我把他带到监狱大门口,看守大队民警给他带好手铐、脚镣,副监区长办理完相关手续后,我和小赵以及其他四名民警将盗窃犯带上了车。
这是我上班以来第一次押犯人出去。
为首的是一个副监区长,他对我说:“把他的手铐打开!”
“啊?为什么?”我以为我听错了。
“把手铐打开后,一个铐他,另一个铐你。”副监区长表情很严肃。
官大一级压死人,没办法,我只好打开犯人手铐,一个铐他,另一个铐我。
小赵碰了我一下,小声说,“铐你自己那个手铐,别太紧,松一点没什么的。”
我点了点头,于是,我和犯人成了一根绳子上的蚂蚱。
我心里很忐忑,听说过很多犯人越狱的案例。有一些越狱就是发生在押送期间。
前些年,就发生过“手铐事件”,也是一副手铐铐着警察和犯人,结果,犯人逃跑,先把警察给弄死了,案件触目惊心。

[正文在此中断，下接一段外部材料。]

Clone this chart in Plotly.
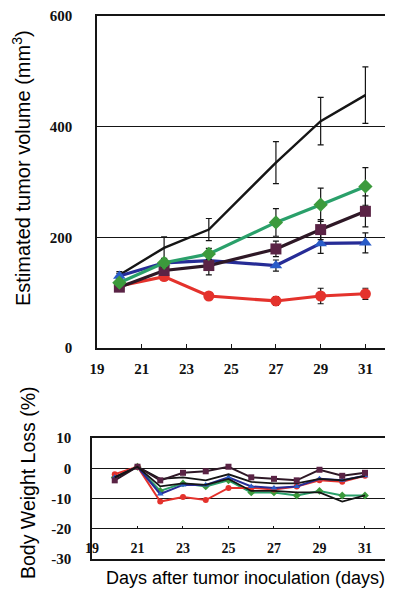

到了医院,我依然和他铐在一起,他判了十五年,余刑还有八年。
他此时跑路,正是当时。
医院里很多人用异样的目光望着我,那目光火辣辣的,令我有种无地自容的感觉。
盗窃犯低着头,脸色苍白,我死死地盯着他,我甚至想和眼神杀了他。
“队长,别那么看我,我跑不了。”
“你要是敢跑,我就和你同归于尽,报效国家和人民。”
“可是你手里什么都没有。”
“我可以一口咬住你的脖子,深深地咬下去,咬穿,然后,血就喷了出来……”我说的是实话,如果我不咬死他,犯人在我手上跑了,我就是赎职,我就要被判刑。
“昨晚,我梦见马干了。”
“放屁,全监区的犯人都说梦见马干了,他是你们大众情人啊?”
犯人无语。
晚上值班,小赵有事,大队长要我自己值。我说,我是新民警;他说,过了三个月就不算新民警了。
这天晚上,窗外下起了小雨,我迷迷糊糊地就睡着了。
夜里,我听卫生间的门开了,而且还有冲水的声音,只有我一个人值班,怎么会有冲水的声音呢。
之后,我又听到了脚步声,穿着拖鞋,好像走到了我的床前。
我闭着眼睛,我想睁开却怎么也睁不开,我想动却怎么也动不了。
我心跳加速,我似乎可以感受到人的呼吸声……“咣咣咣……”我被一阵敲门声惊醒,又是犯人从栏杆里把手伸出来,砸我的门。
“来了,怎么了?”
是一个结核病老头,被两个年轻犯人扶着,他满嘴是血。
“队长,他又吐血了。”年轻犯人说。
我带上口罩,拿起对讲话,呼唤巡逻队和医院的医生。
十分钟后,老头被看守队和医院医生带走了。
我回到值班室,刚进屋,又听了充水的声音,还有人咳嗽。
我又想起了曾经被袭击而死的老警察。
“谁?”
“是我。”原来是副大队长来用卫生间。“别总那么胆小,不做亏心事,不怕鬼叫门。这些年,我见识了太多的死亡。”
第二天,驻狱检察室的检察官要找我,当时,我正在带工。他把我叫到了民警值班室,他说:“有人举报你收受贿赂,我们要对你进行调查。”
“你们搞错了吧,我刚上班才四个月。”我很惊讶。
“没有,举报信写得清清楚楚,你和刘生在去意外死亡的马干家期间,收受他家属三万元。”
“这是陷害,我没有收过任何人的钱。”
“齐枫同志,从现在开始,你已停止工作,要配合好我们的调查。”检察官义正严词,没有半点余地。
中午,我就下班了,回到家,发现家里被盗了,贵重物品被洗劫一空。
这时,座机的电话响了,是小赵,“小齐,快来救我。”
“你在哪里?”
“就在你家小区的超市旁。”
我飞奔下楼,看着小刘躺在地上,肚子被人用刀捅了,血流满地。
“谁干的?”我大声地喊着小赵,可是,他却昏了过去。